Saturday, June 23, 2012

What Choices Would You Make If You Were Being Stalked At Night?


Take a moment and ask yourself what you would do in this situation:

Imagine for a moment that you are walking at night, since you don't have a car.  You left your apartment to go to the corner store to get a snack, and now you're walking back.  There's a light rain.  The neighborhood has had a number of break-ins lately, so you keep an eye out for trouble.

Then suddenly you realize a man you don't know is driving slowly behind you, following you, watching you intently and muttering into a cell phone.  He isn't a police officer.  What do you do?  Do you blithely continue on your way, or do you dart off and try to lose him?

You choose to try to lose him.  The man gets out of the car and hurries after you, stalking you.  What do you do?  Do you head straight home, leading the man to your family, or do you try harder to lose him?

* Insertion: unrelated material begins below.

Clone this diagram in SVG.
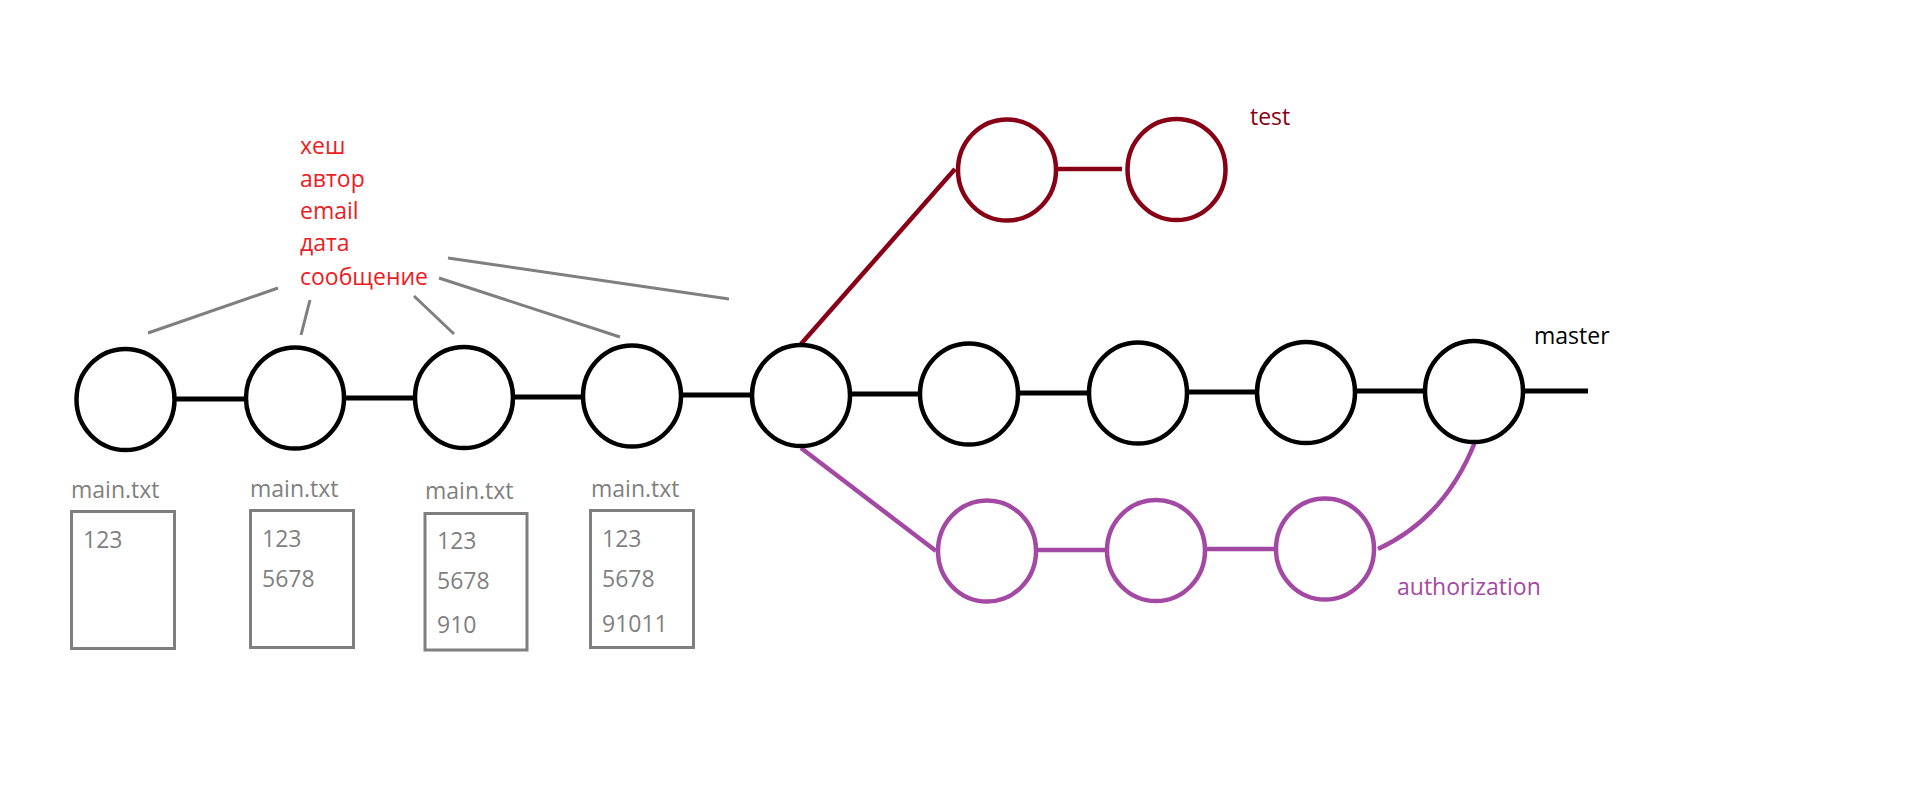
<svg xmlns="http://www.w3.org/2000/svg" width="1914" height="807" viewBox="0 0 1914 807">
  <style>
    text { font-family: "Open Sans", "Noto Sans", "Liberation Sans", sans-serif; font-size: 23px; }
    .commit { fill: none; stroke: #000000; stroke-width: 4.5; }
    .test { fill: none; stroke: #880015; stroke-width: 4.5; }
    .auth { fill: none; stroke: #A349A4; stroke-width: 4.5; }
    .edge { fill: none; stroke: #000000; stroke-width: 5; }
    .edge-test { fill: none; stroke: #880015; stroke-width: 4.5; }
    .edge-auth { fill: none; stroke: #A349A4; stroke-width: 4.5; }
    .pointer { fill: none; stroke: #7F7F7F; stroke-width: 3; }
    .file { fill: none; stroke: #7F7F7F; stroke-width: 3; }
    .gray { fill: #7F7F7F; }
    .red { fill: #ED1C24; }
    .lbl-test { fill: #880015; }
    .lbl-auth { fill: #A349A4; }
    .lbl-master { fill: #000000; }
  </style>

  <!-- connectors -->
  <g id="connectors">
    <!-- master line -->
    <line class="edge" x1="176" y1="399" x2="244" y2="399"/>
    <line class="edge" x1="346" y1="398" x2="413" y2="398"/>
    <line class="edge" x1="515" y1="397" x2="581" y2="397"/>
    <line class="edge" x1="683" y1="395" x2="750" y2="395"/>
    <line class="edge" x1="852" y1="394" x2="918" y2="394"/>
    <line class="edge" x1="1020" y1="393" x2="1087" y2="393"/>
    <line class="edge" x1="1189" y1="392" x2="1255" y2="392"/>
    <line class="edge" x1="1357" y1="391" x2="1423" y2="391"/>
    <line class="edge" x1="1525" y1="391" x2="1588" y2="391"/>
    <!-- test branch -->
    <line class="edge-test" x1="801" y1="344" x2="955" y2="169"/>
    <line class="edge-test" x1="1058" y1="169" x2="1122" y2="169"/>
    <!-- authorization branch -->
    <line class="edge-auth" x1="801" y1="448" x2="936" y2="551"/>
    <line class="edge-auth" x1="1038" y1="550" x2="1105" y2="550"/>
    <line class="edge-auth" x1="1207" y1="549" x2="1274" y2="549"/>
    <path class="edge-auth" d="M1378 549 Q1445 518 1475 442"/>
    <!-- commit metadata pointers -->
    <line class="pointer" x1="278" y1="288" x2="148" y2="333"/>
    <line class="pointer" x1="310" y1="300" x2="301" y2="335"/>
    <line class="pointer" x1="414" y1="296" x2="454" y2="334"/>
    <line class="pointer" x1="439" y1="278" x2="620" y2="337"/>
    <line class="pointer" x1="448" y1="258" x2="729" y2="299"/>
  </g>

  <!-- commit metadata -->
  <g id="commit-info">
    <text class="red" x="300" y="154">хеш</text>
    <text class="red" x="300" y="187">автор</text>
    <text class="red" x="300" y="219">email</text>
    <text class="red" x="300" y="251">дата</text>
    <text class="red" x="300" y="285">сообщение</text>
  </g>

  <!-- master commits -->
  <g id="c1"><ellipse class="commit" cx="125.5" cy="399.5" rx="49" ry="50.5"/></g>
  <g id="c2"><ellipse class="commit" cx="295" cy="398" rx="49" ry="50.5"/></g>
  <g id="c3"><ellipse class="commit" cx="464" cy="397.5" rx="49" ry="50.5"/></g>
  <g id="c4"><ellipse class="commit" cx="632" cy="396" rx="49" ry="50.5"/></g>
  <g id="c5"><ellipse class="commit" cx="801" cy="395.5" rx="49" ry="50.5"/></g>
  <g id="c6"><ellipse class="commit" cx="969" cy="394" rx="49" ry="50.5"/></g>
  <g id="c7"><ellipse class="commit" cx="1138" cy="393" rx="49" ry="50.5"/></g>
  <g id="c8"><ellipse class="commit" cx="1306" cy="392.5" rx="49" ry="50.5"/></g>
  <g id="c9"><ellipse class="commit" cx="1474" cy="391.5" rx="49" ry="50.5"/></g>
  <g id="master-label"><text class="lbl-master" x="1534" y="344">master</text></g>

  <!-- test branch commits -->
  <g id="t1"><ellipse class="test" cx="1007" cy="170" rx="49" ry="50.5"/></g>
  <g id="t2"><ellipse class="test" cx="1176.5" cy="169.5" rx="49" ry="50.5"/></g>
  <g id="test-label"><text class="lbl-test" x="1250" y="125">test</text></g>

  <!-- authorization branch commits -->
  <g id="a1"><ellipse class="auth" cx="987" cy="551" rx="49" ry="50.5"/></g>
  <g id="a2"><ellipse class="auth" cx="1156" cy="550.5" rx="49" ry="50.5"/></g>
  <g id="a3"><ellipse class="auth" cx="1325" cy="549" rx="49" ry="50.5"/></g>
  <g id="auth-label"><text class="lbl-auth" x="1397" y="595">authorization</text></g>

  <!-- file snapshots -->
  <g id="file1">
    <text class="gray" x="71" y="498">main.txt</text>
    <rect class="file" x="71.5" y="511.5" width="103" height="137"/>
    <text class="gray" x="83" y="548">123</text>
  </g>
  <g id="file2">
    <text class="gray" x="250" y="497">main.txt</text>
    <rect class="file" x="250.5" y="510.5" width="103" height="137"/>
    <text class="gray" x="262" y="547">123</text>
    <text class="gray" x="262" y="587">5678</text>
  </g>
  <g id="file3">
    <text class="gray" x="425" y="499">main.txt</text>
    <rect class="file" x="425" y="513.5" width="102" height="136.5"/>
    <text class="gray" x="437" y="549">123</text>
    <text class="gray" x="437" y="589">5678</text>
    <text class="gray" x="437" y="633">910</text>
  </g>
  <g id="file4">
    <text class="gray" x="591" y="497">main.txt</text>
    <rect class="file" x="590.5" y="510.5" width="103" height="137"/>
    <text class="gray" x="602" y="547">123</text>
    <text class="gray" x="602" y="587">5678</text>
    <text class="gray" x="602" y="632">91011</text>
  </g>
</svg>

You try harder to lose him.  But suddenly he catches up to you.  The man doesn't say his name or why he's following you.  You ask, "Why are you following me?"  All he says to you, in an accusational tone, is "What are you doing here?!"  Then he pushes you.  What do you do?  Do you assume he's no threat, after stalking you through your apartment complex and refusing to say who he is?  Do you turn and try to run some more and hope he doesn't catch you again?  Or do you defend yourself?

You figure you could take him, so you decide to punch him.  A struggle ensues, and you continue to fight back, falling to the ground with him.  That's when you discover the man has a loaded gun hidden under his jacket.  What do you do?  Do you try to run away and hope he doesn't shoot you in the back?  Or do you fight harder, maybe even try to get the gun away from him?


Would you have made the choices I described above?  Trayvon Martin apparently did, and I don't blame him.  The above description is a summary of events as described on the 911 phone call from Trayvon's shooter, George Zimmerman, an account from Trayvon's female friend (whom he was talking to during the event), and Zimmerman's own account to police, which was just released in police interview videos.  Of course, Zimmerman's account is his word against that of a dead boy and a few half-coherent observations from witnesses.  Sadly, it ended with a single gunshot and a fatal wound for the boy, through his heart and lung, so we will never hear his side of the story.

Trayvon was scared, according to his female friend.  But imagine how much more scared he would have been if he had known that his stalker was armed with a loaded 9mm handgun, that he had a history of violence, that he was paranoid enough to make dozens of 911 calls in previous months for things as simple as open garage doors or children playing, and that he was using medication that could arouse aggression and hallucinations.

Zimmerman suggests that he was the victim.  And yet he obviously pursued and shot the unarmed boy.  If Zimmerman is to be trusted, why then is he back in jail after committing perjury for lying about his finances, using his wife to move money around and hide it, and trying to hide a second passport?  Does this sound like the actions of an innocent man who has nothing to fear from the truth?

But the gun extremists don't care about all that.  They've donated at least a couple hundred thousand dollars to this murderer's cause, beginning even before the facts in the case had come out.  They are apologists for Zimmerman, downplaying Zimmerman's violent past or justifying his attempt to follow the boy.  They instead attack the victim, Trayvon, because the boy had a brush with marijuana usage in his past and a miniscule, trace amount of THC in his autopsy report, and blow it way out of proportion with speculative hearsay designed to demonize this boy and make the murder seem to match the fantasy that conceal carry permit holders are only going to shoot thugs and druggies. 

The choices made by Trayvon that night, as reasonable as they seemed, served only to reinforce Zimmerman's toxic preconceived notions and vigilante tendencies.

Would you have made the same choices as Trayvon?

Would you have made the same choices as Zimmerman?